Так или иначе, наш герой подле епископа не остался, а сразу после суда отправился бродить по окрестным селам, прося подаяния. В Ассизи он тоже регулярно появлялся и, разумеется, время от времени встречался со своим «бывшим» отцом. Сначала это происходило случайно, потом жестоко страдающий мессир Пьетро начал специально выслеживать некогда любимого сына и спускать пар, осыпая того проклятиями.
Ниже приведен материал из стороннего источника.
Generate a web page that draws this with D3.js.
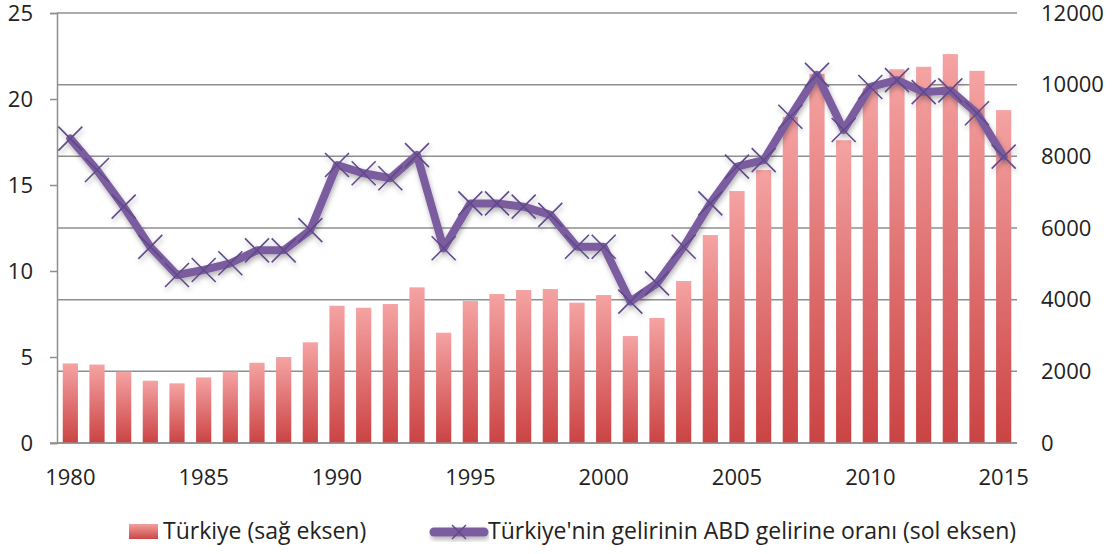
<!DOCTYPE html>
<html>
<head>
<meta charset="utf-8">
<script src="https://cdn.jsdelivr.net/npm/d3@7"></script>
<style>
  html, body { margin: 0; padding: 0; background: #fff; }
  svg { display: block; font-family: "Open Sans", sans-serif; }
</style>
</head>
<body>
<svg id="chart" width="1112" height="554"></svg>
<script>
const years = d3.range(1980, 2016);
const incomeTR = [2220, 2190, 1990, 1740, 1665, 1830, 1990, 2240, 2400, 2810,
  3830, 3775, 3878, 4344, 3078, 3962, 4157, 4269, 4297, 3915,
  4129, 2985, 3488, 4520, 5803, 7031, 7617, 9100, 10300, 8450,
  9900, 10430, 10500, 10853, 10387, 9290];
const ratioUS = [17.7, 15.87, 13.74, 11.4, 9.77, 10.06, 10.45, 11.2, 11.2, 12.38,
  16.16, 15.68, 15.39, 16.74, 11.32, 13.93, 13.93, 13.74, 13.26, 11.41,
  11.41, 8.22, 9.28, 11.41, 13.93, 16.07, 16.45, 18.97, 21.4, 18.2,
  20.7, 21.1, 20.4, 20.5, 19.17, 16.65];
const leftTicks = [0, 5, 10, 15, 20, 25];
const rightTicks = [0, 2000, 4000, 6000, 8000, 10000, 12000];
const xTickLabels = [1980, 1985, 1990, 1995, 2000, 2005, 2010, 2015];
const legendLabels = ["Türkiye (sağ eksen)", "Türkiye'nin gelirinin ABD gelirine oranı (sol eksen)"];

const svg = d3.select("#chart");
const L = 57, R = 1017, T = 13, B = 443;

const x = d3.scaleBand().domain(years).range([L, R]).paddingInner(0.43).paddingOuter(0.215);
const yL = d3.scaleLinear().domain([0, 25]).range([B, T]);
const yR = d3.scaleLinear().domain([0, 12000]).range([B, T]);

const defs = svg.append("defs");
const grad = defs.append("linearGradient").attr("id", "barGrad")
  .attr("x1", 0).attr("y1", 0).attr("x2", 0).attr("y2", 1);
grad.append("stop").attr("offset", "0%").attr("stop-color", "#f5a3a3");
grad.append("stop").attr("offset", "100%").attr("stop-color", "#cb4343");
const lgrad = defs.append("linearGradient").attr("id", "legGrad")
  .attr("x1", 0).attr("y1", 0).attr("x2", 0).attr("y2", 1);
lgrad.append("stop").attr("offset", "0%").attr("stop-color", "#f3a0a0");
lgrad.append("stop").attr("offset", "100%").attr("stop-color", "#cc4646");

const shadow = defs.append("filter").attr("id", "shadow")
  .attr("x", "-10%").attr("y", "-10%").attr("width", "120%").attr("height", "130%");
shadow.append("feDropShadow").attr("dx", 1).attr("dy", 3).attr("stdDeviation", 2.5)
  .attr("flood-color", "#000").attr("flood-opacity", 0.3);

// gridlines (right axis)
svg.append("g").selectAll("line").data(rightTicks).join("line")
  .attr("x1", L).attr("x2", R)
  .attr("y1", d => yR(d)).attr("y2", d => yR(d))
  .attr("stroke", "#8f8f8f").attr("stroke-width", 1.5);

// left axis
const gL = svg.append("g").attr("transform", `translate(${L},0)`)
  .call(d3.axisLeft(yL).tickValues(leftTicks).tickSize(7).tickPadding(17).tickFormat(d3.format("d")));
gL.select(".domain").attr("stroke", "#8f8f8f").attr("stroke-width", 1.5);
gL.selectAll(".tick line").attr("stroke", "#8f8f8f").attr("stroke-width", 1.5);
gL.selectAll("text").attr("font-size", 22).attr("fill", "#222").attr("font-family", "Open Sans");

// right axis labels
const gR = svg.append("g").attr("transform", `translate(${R},0)`)
  .call(d3.axisRight(yR).tickValues(rightTicks).tickSize(0).tickPadding(24).tickFormat(d3.format("d")));
gR.select(".domain").remove();
gR.selectAll("text").attr("font-size", 22).attr("fill", "#222").attr("font-family", "Open Sans");

// bars
svg.append("g").selectAll("rect").data(years).join("rect")
  .attr("x", (d) => x(d))
  .attr("width", x.bandwidth())
  .attr("y", (d, i) => yR(incomeTR[i]))
  .attr("height", (d, i) => B - yR(incomeTR[i]))
  .attr("fill", "url(#barGrad)");

// x axis
svg.append("line").attr("x1", L - 7).attr("x2", R).attr("y1", B).attr("y2", B)
  .attr("stroke", "#8f8f8f").attr("stroke-width", 1.5);
const gX = svg.append("g").attr("transform", `translate(0,${B})`)
  .call(d3.axisBottom(x).tickValues(xTickLabels).tickSize(0).tickPadding(26));
gX.select(".domain").remove();
gX.selectAll("text").attr("font-size", 22).attr("fill", "#222").attr("font-family", "Open Sans");

// line
const cx = (d) => x(d) + x.bandwidth() / 2;
const lineGen = d3.line().x((d, i) => cx(years[i])).y(d => yL(d));
const lineG = svg.append("g").attr("filter", "url(#shadow)");
lineG.append("path").datum(ratioUS)
  .attr("d", lineGen)
  .attr("fill", "none").attr("stroke", "#7a5c9f").attr("stroke-width", 8)
  .attr("stroke-linejoin", "round").attr("stroke-linecap", "round");
const m = 12;
lineG.append("g").selectAll("path").data(ratioUS).join("path")
  .attr("d", (d, i) => {
    const px = cx(years[i]), py = yL(d);
    return `M${px - m},${py - m}L${px + m},${py + m}M${px - m},${py + m}L${px + m},${py - m}`;
  })
  .attr("stroke", "#62498a").attr("stroke-width", 1.6).attr("fill", "none");

// legend
const lg = svg.append("g");
lg.append("rect").attr("x", 129).attr("y", 524).attr("width", 29).attr("height", 15).attr("fill", "url(#legGrad)");
lg.append("text").attr("x", 163).attr("y", 539).attr("font-size", 23).attr("fill", "#222")
  .text(legendLabels[0]);
const lgl = lg.append("g").attr("filter", "url(#shadow)");
lgl.append("line").attr("x1", 434).attr("x2", 484).attr("y1", 532).attr("y2", 532)
  .attr("stroke", "#7a5c9f").attr("stroke-width", 9).attr("stroke-linecap", "round");
lgl.append("path").attr("d", `M${459 - 7},${532 - 7}L${459 + 7},${532 + 7}M${459 - 7},${532 + 7}L${459 + 7},${532 - 7}`)
  .attr("stroke", "#62498a").attr("stroke-width", 1.5);
lg.append("text").attr("x", 488).attr("y", 539).attr("font-size", 23).attr("fill", "#222")
  .text(legendLabels[1]);
</script>
</body>
</html>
Во «Втором житии» упоминается еще и брат, который, также «следуя примеру отца, поносил его (Франциска. — А. В.) ядовитыми словами».
Будущий святой мужественно сносил все поношения, но покидать родные места не собирался. Ведь именно в ассизских землях находилась церковь Святого Дамиана, починить которую он обязался перед лицом Господа. Через некоторое время Франциск придумал весьма остроумный способ облегчить свои переживания. Он нашел человека, по словам агиографов, «простого» и «кроткого», и попросил его играть роль отца. Каждый раз после оскорблений Пьетро Бернардоне наш герой шел к этому «доброму папаше» и получал от него искреннее благословение.
Но, несмотря на все психотерапевтические ухищрения и вроде бы полную отрешенность от всего земного, Франциск всю жизнь страдал от отсутствия семьи. Она даже была для него одним из главных искушений. Не власть, не богатство, не какие-либо извращения, а обычная семья. В житиях есть известный эпизод, как он, не в силах вытерпеть тоску, начал яростно собирать снег на горном склоне и лепить из него снеговиков. При этом говорил себе: вот твоя жена, вот они, твои дети. И когда однажды кто-то из братьев начал восторгаться его святостью, он сердито возразил: какой я святой? У меня еще могут появиться дети.
Без сомнения, он был бы прекрасным отцом, много более мудрым и любящим, чем папаша Бернардоне. И все же Франциск вполне состоялся как отец, причем для множества людей. Когда ему говорили «отче», это было совсем иное, нежели дежурное обращение к священнику. Тот, кто видел брата в каждом дереве, птице или цикаде, славился великой сердечностью по отношению к людям!